_Dataset content:_
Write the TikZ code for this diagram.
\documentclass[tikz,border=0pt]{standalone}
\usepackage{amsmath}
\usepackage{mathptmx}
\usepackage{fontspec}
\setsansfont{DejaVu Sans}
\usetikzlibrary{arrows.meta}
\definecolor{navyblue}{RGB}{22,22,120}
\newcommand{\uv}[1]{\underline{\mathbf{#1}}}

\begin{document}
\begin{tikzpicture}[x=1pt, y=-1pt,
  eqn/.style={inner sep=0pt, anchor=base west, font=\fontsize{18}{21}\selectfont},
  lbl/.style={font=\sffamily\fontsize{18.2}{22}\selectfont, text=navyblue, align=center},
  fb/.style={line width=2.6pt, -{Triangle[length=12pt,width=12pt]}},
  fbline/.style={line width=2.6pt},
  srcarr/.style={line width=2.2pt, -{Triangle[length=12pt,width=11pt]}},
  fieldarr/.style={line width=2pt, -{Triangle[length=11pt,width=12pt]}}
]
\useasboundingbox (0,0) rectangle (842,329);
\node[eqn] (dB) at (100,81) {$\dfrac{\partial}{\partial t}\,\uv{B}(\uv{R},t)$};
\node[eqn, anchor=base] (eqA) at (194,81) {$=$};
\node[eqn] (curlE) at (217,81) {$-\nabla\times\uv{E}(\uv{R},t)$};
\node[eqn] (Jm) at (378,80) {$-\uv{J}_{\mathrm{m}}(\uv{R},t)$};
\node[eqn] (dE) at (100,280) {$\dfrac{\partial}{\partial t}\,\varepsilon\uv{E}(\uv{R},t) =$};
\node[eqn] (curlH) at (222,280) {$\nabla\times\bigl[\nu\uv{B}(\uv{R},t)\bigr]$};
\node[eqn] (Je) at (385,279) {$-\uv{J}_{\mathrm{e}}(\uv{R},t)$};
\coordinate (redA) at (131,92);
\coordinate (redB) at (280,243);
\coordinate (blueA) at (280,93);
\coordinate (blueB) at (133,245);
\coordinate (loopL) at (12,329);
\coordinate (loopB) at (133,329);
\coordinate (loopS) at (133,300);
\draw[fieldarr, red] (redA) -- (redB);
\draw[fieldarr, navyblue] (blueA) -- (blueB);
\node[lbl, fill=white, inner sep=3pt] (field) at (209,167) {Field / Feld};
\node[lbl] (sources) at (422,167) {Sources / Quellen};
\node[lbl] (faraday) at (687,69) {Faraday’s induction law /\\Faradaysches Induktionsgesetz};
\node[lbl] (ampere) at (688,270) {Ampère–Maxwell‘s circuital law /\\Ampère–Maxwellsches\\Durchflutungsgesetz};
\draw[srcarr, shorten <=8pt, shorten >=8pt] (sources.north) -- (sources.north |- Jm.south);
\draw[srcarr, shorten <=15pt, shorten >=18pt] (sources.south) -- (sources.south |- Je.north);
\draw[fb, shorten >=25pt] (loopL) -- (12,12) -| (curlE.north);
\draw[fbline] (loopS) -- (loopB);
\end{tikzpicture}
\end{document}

==

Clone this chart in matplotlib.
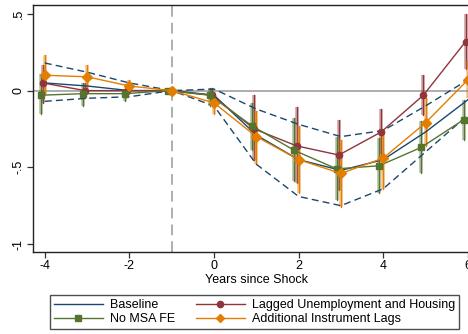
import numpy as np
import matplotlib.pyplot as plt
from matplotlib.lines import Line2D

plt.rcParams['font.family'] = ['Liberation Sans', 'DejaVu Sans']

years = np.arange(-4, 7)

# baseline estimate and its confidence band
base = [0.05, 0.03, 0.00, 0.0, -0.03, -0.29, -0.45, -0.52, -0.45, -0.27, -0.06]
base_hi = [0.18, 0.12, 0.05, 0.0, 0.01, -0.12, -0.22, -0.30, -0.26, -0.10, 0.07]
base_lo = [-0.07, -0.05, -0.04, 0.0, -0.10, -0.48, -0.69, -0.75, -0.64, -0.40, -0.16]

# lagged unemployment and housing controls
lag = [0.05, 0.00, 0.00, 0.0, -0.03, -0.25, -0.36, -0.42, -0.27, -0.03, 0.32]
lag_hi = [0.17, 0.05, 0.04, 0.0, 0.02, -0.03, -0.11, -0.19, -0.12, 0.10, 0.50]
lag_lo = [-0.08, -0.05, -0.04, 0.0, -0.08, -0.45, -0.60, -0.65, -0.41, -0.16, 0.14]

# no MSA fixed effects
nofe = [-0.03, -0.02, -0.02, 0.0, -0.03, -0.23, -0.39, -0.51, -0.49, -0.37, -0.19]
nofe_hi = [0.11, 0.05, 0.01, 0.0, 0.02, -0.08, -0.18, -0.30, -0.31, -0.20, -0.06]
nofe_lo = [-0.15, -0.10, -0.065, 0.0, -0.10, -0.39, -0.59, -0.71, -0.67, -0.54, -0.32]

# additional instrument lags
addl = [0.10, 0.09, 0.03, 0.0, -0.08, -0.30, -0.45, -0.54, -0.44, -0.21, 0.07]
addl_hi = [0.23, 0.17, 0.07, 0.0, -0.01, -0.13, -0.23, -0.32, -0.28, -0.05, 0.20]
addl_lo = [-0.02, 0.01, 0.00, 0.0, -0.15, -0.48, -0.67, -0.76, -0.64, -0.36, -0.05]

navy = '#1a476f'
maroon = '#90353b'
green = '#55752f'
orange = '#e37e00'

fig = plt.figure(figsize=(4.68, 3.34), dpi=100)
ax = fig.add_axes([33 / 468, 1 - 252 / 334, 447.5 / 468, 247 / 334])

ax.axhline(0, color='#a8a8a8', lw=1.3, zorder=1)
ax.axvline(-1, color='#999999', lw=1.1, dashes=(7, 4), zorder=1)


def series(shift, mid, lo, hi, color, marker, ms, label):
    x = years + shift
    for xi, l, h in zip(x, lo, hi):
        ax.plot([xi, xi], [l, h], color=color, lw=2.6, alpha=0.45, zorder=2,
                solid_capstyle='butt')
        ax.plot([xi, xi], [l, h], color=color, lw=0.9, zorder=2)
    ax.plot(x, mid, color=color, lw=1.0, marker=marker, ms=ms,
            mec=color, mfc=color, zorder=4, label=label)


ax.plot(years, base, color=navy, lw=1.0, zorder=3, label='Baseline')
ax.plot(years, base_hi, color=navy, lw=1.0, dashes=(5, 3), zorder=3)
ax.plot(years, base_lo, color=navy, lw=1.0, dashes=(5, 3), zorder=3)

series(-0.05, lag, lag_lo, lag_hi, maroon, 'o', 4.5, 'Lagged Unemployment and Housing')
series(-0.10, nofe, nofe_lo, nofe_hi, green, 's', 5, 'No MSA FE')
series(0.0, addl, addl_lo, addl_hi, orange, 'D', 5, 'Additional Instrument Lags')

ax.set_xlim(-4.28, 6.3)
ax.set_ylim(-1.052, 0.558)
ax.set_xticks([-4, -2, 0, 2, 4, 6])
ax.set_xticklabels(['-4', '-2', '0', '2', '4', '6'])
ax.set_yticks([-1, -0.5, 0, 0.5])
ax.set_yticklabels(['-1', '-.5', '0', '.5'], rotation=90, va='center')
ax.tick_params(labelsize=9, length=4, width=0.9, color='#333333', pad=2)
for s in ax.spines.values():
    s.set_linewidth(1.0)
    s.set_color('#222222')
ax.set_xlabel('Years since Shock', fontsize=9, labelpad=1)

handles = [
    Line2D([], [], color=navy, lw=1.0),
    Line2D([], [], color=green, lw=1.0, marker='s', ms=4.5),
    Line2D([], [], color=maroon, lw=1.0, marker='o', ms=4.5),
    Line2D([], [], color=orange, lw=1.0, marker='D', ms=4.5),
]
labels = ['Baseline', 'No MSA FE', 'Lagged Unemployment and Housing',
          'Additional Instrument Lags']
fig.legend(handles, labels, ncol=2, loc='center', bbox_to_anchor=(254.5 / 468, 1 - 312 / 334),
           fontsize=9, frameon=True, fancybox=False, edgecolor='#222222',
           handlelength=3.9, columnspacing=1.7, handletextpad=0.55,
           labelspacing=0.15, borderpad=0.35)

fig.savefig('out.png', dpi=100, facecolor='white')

_To do:_
Write out again exactly the lines above from the one with "Clone this chart in matplotlib." through the one with "years = np.arange(-4, 7)", adding no other lines and no pictures.

_Completed exercise:_
Clone this chart in matplotlib.
import numpy as np
import matplotlib.pyplot as plt
from matplotlib.lines import Line2D

plt.rcParams['font.family'] = ['Liberation Sans', 'DejaVu Sans']

years = np.arange(-4, 7)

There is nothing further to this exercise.